I did go and read my old verse, "Dream-mare," in that on-line zine named Surprising Stories (as you may do here: http://surprisingstories.dcwi.com/Dream.htm).
It is a piece of verse I remember feeling quite satisfied with -- and somewhat dissatisfied with. On the one hand, it is, to my mind, a good example of a particular type of verse ... you might call it short dramatic verse, since the dramatic element takes precedence over other aspects. This sort of verse suited some areas of the small press, being the staple especially of the dark fantasy and horror-emphasizing zines.
Back in the 1980s I felt I excelled in writing short poems in which some single element loomed over others, within the confines of rhymed, sometimes idiosyncratically metered verse. Oftentimes the verse in these zines took the form of stilted balladry, in which the sentence structures and the line structures were, for all practical purposes, one and the same. In mine I usually held to a pattern of straight rhymes or slant rhymes, while making every effort to de-emphasize the pattern by means of phrasing. I avoided having the sentences align with the metrical line wherever possible -- which is a practice that allows you to instill a strong sense of closure within the final line of the verse.
That last line is the one place in a verse where the end of the sentence and the end of the line can only fall together.

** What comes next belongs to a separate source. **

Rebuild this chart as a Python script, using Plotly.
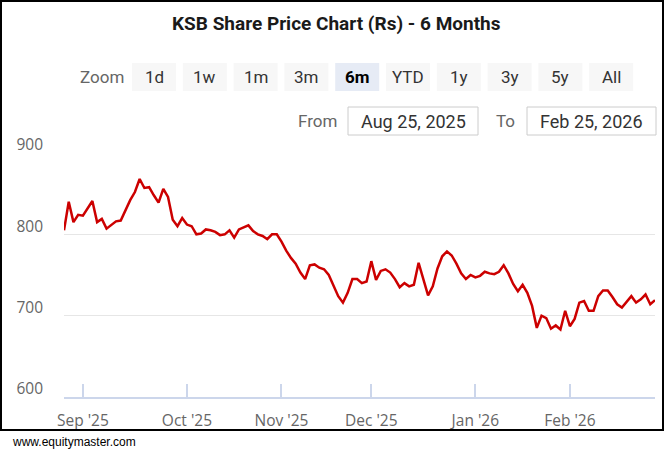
import plotly.graph_objects as go

# ---------------- data ----------------
title_text = "KSB Share Price Chart (Rs) - 6 Months"
prices = [
    805, 840, 815, 824, 823, 832, 841, 815, 819, 807,
    811, 816, 817, 830, 842, 852, 868, 857, 858, 848,
    839, 856, 846, 818, 810, 820, 812, 810, 800, 801,
    806, 805, 803, 799, 800, 805, 796, 806, 809, 811,
    804, 800, 798, 794, 800, 800, 791, 780, 771, 764,
    753, 745, 762, 763, 759, 757, 750, 736, 724, 716,
    728, 745, 745, 740, 742, 767, 744, 755, 757, 753,
    745, 735, 740, 736, 738, 765, 745, 725, 736, 758,
    773, 779, 774, 764, 752, 745, 750, 747, 749, 754,
    752, 751, 754, 762, 752, 739, 730, 738, 728, 712,
    685, 700, 697, 684, 688, 683, 706, 687, 696, 716,
    718, 706, 706, 724, 731, 731, 723, 714, 710, 717,
    724, 716, 720, 726, 714, 719,
]
month_labels = ["Sep '25", "Oct '25", "Nov '25", "Dec '25", "Jan '26", "Feb '26"]
month_start_index = [4, 26, 46, 65, 87, 107]
y_ticks = [600, 700, 800, 900]
zoom_buttons = ["1d", "1w", "1m", "3m", "6m", "YTD", "1y", "3y", "5y", "All"]
selected_button = "6m"
date_from = "Aug 25, 2025"
date_to = "Feb 25, 2026"
source_text = "www.equitymaster.com"

# ---------------- layout helpers ----------------
W, H = 664, 452
L, R, T, B = 64, 9, 153, 55
PW, PH = W - L - R, H - T - B


def px(x):
    return (x - L) / PW


def py(y):
    return (H - B - y) / PH


UI_FONT = "Roboto"
AXIS_FONT = "Open Sans"

fig = go.Figure()
fig.add_trace(go.Scatter(
    x=list(range(len(prices))), y=prices, mode="lines",
    line=dict(color="#cc0000", width=2.5), hoverinfo="skip", showlegend=False,
))

shapes = []
annotations = []

# outer border
shapes.append(dict(type="rect", xref="paper", yref="paper",
                   x0=px(1), x1=px(663), y0=py(1), y1=py(430),
                   line=dict(color="black", width=2), fillcolor="rgba(0,0,0,0)", layer="above"))

# title
annotations.append(dict(text="<b>" + title_text + "</b>", xref="paper", yref="paper",
                        x=px(336), y=py(24), showarrow=False, xanchor="center", yanchor="middle",
                        font=dict(family=UI_FONT, size=19, color="#1a1a1a")))

# zoom row
annotations.append(dict(text="Zoom", xref="paper", yref="paper", x=px(102), y=py(77),
                        showarrow=False, xanchor="center", yanchor="middle",
                        font=dict(family=UI_FONT, size=17, color="#666666")))
for i, lab in enumerate(zoom_buttons):
    x0 = 132 + 50.8 * i
    sel = lab == selected_button
    shapes.append(dict(type="rect", xref="paper", yref="paper",
                       x0=px(x0), x1=px(x0 + 44), y0=py(63), y1=py(91),
                       line=dict(width=0), fillcolor="#e6ebf5" if sel else "#f7f7f7"))
    annotations.append(dict(text=("<b>%s</b>" % lab) if sel else lab, xref="paper", yref="paper",
                            x=px(x0 + 22), y=py(77), showarrow=False,
                            xanchor="center", yanchor="middle",
                            font=dict(family=UI_FONT, size=17, color="#000000" if sel else "#333333")))

# date range inputs
annotations.append(dict(text="From", xref="paper", yref="paper", x=px(317), y=py(121),
                        showarrow=False, xanchor="center", yanchor="middle",
                        font=dict(family=UI_FONT, size=17, color="#666666")))
annotations.append(dict(text="To", xref="paper", yref="paper", x=px(505), y=py(121),
                        showarrow=False, xanchor="center", yanchor="middle",
                        font=dict(family=UI_FONT, size=17, color="#666666")))
for (bx0, bx1, txt) in [(348, 478, date_from), (527, 656, date_to)]:
    shapes.append(dict(type="rect", xref="paper", yref="paper",
                       x0=px(bx0), x1=px(bx1), y0=py(107), y1=py(135),
                       line=dict(color="#cccccc", width=1), fillcolor="white"))
    annotations.append(dict(text=txt, xref="paper", yref="paper", x=px((bx0 + bx1) / 2), y=py(121),
                            showarrow=False, xanchor="center", yanchor="middle",
                            font=dict(family=UI_FONT, size=18, color="#333333")))

# footer
annotations.append(dict(text=source_text, xref="paper", yref="paper", x=px(10), y=py(442),
                        showarrow=False, xanchor="left", yanchor="middle",
                        font=dict(family="Liberation Sans", size=12, color="#000000")))

fig.update_layout(
    width=W, height=H, margin=dict(l=L, r=R, t=T, b=B, autoexpand=False),
    paper_bgcolor="white", plot_bgcolor="white",
    shapes=shapes, annotations=annotations, showlegend=False,
    xaxis=dict(range=[0, len(prices) - 1], tickmode="array", tickvals=month_start_index,
               ticktext=month_labels, showgrid=False, zeroline=False,
               showline=True, linecolor="#ccd6eb", linewidth=2,
               ticks="inside", ticklen=13, tickcolor="#ccd6eb", tickwidth=1.5,
               tickfont=dict(family=AXIS_FONT, size=15.5, color="#666666"),
               ticklabelstandoff=8, fixedrange=True),
    yaxis=dict(range=[600, 900], tickmode="array", tickvals=y_ticks,
               showgrid=True, gridcolor="#e6e6e6", gridwidth=1, zeroline=False,
               showline=False, ticks="",
               tickfont=dict(family=AXIS_FONT, size=15.5, color="#666666"),
               ticklabelstandoff=20, ticklabelshift=-8, fixedrange=True),
)

fig.write_html("out.html")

I remember one editor, in writing to me and accepting a poem or two, saying that he finally understood what I was doing in my poetry. He had just discovered that if he read my poems as if they were spoken colloquially, or conversationally, they suddenly "worked," or "made sense." Previously he had been in the habit, apparently, of pausing at the end of each line. The editor's exact words, of course, escape memory. Yet I do recall the surprise I felt, that this should have represented a leap, for him or her. (As I recall it was a him.)
This Surprising Stories, by the way, seems attractive. I was happy to see the index page -- for it is very much the sort of cover you might have encountered, a quarter-century ago, when you opened a large manila envelope sent by one of the many intrepid editor-publishers of those times. The presentation of the poem is quite nice, too -- with an effective illustration by La Joillette.